When someone breaks into a house and steals a TV or some jewelry, homeowners or renters insurance can help cover the loss and get one back on track. But what happens in the case of stolen data from cyber attacks and data breaches?
“Economic loss due to cybercrime is predicted to reach $3 trillion by 2020, and 74% of the world’s businesses can expect to be hacked in the coming year.”
In today’s digital world, data is an invaluable, yet the most vulnerable asset to companies. Data largely forms the base of their strategies and their revenue; and also their most vulnerable one. According to the World Economic Forum, “Economic loss due to cybercrime is predicted to reach $3 trillion by 2020, and 74% of the world’s businesses can expect to be hacked in the coming year.” With so much of a company’s success relying on data, it is crucial to protect it.
However, the very fact that data is invaluable to companies makes it harder to insure. Whereas it’s relatively easy to put a price on a stolen luxury watch or iPad, it’s a lot harder to do the same for data. When building an insurance policy, what is the best model for it? From an insurance perspective, should we approach cyber risk and cyber attacks in the same way we do natural disasters or more like organized crime?

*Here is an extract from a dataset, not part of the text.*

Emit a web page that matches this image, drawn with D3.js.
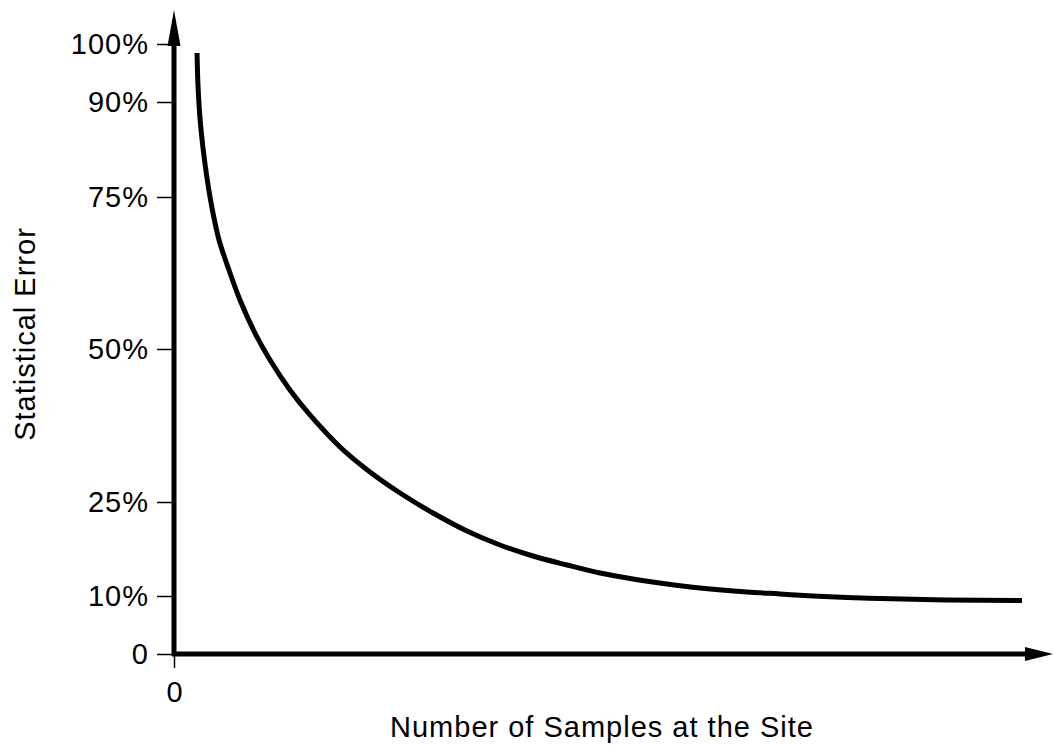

Even if insurance companies are able to overcome the obstacles in developing a cyber insurance plan, there are two main challenges for companies wanting to buy it. Many, knowingly or unknowingly may not be treating their data correctly and not be compliant to data protection and privacy regulations such as GDPR and the California Consumer Privacy Act. In addition, many companies do not have the right cyber infrastructure to safekeep their data, potentially preventing their eligibility for cyber insurance. This too might affect any motivation insurance companies have to actually make cyber insurance products a commodity.
Some companies are approaching cyber insurance through a technical angle, but one can rarely find companies that focus exclusively on insurance against cyber attacks. The ultimate goal is for companies to rise to the occasion and deal with assessing the risks a company faces, and mitigating threats all together.
The reality on the ground is that there’s currently only a handful of startups dealing specifically with cyber insurance. Some companies following this path are: At-Bay, which uses technology to bundle insurance coverage, risk management, and broker tools into a service; Cytegic (acquired by Mastercard), an automatic cyber risk assessment platform; and Kovrr, which focuses on predictive cyber risk modeling. Arceo.ai, which recently raised a $37 million round of funding, also focuses on real-time data and analytics, which it provides to insurers so they can determine a company’s security and cyber risk management behavior and keep their underwriting processes up to date.
However, while making huge strides to insure the digital age, all these companies are operating in territory that can best be described as murky, given that the data and methodologies are new and differ vastly from those employed in traditional insurance products.
The damage that can be caused from cyber attacks is serious and imminent, and the world of cyber insurance must catch up. Insurance companies are still looking for strong startups that will support them in becoming the market dominator. Since there’s room for many more solutions, if you’re a startup building a tech solution, consider the world of cyber insurance while the competition is low, potential is high, and the ocean is still blue.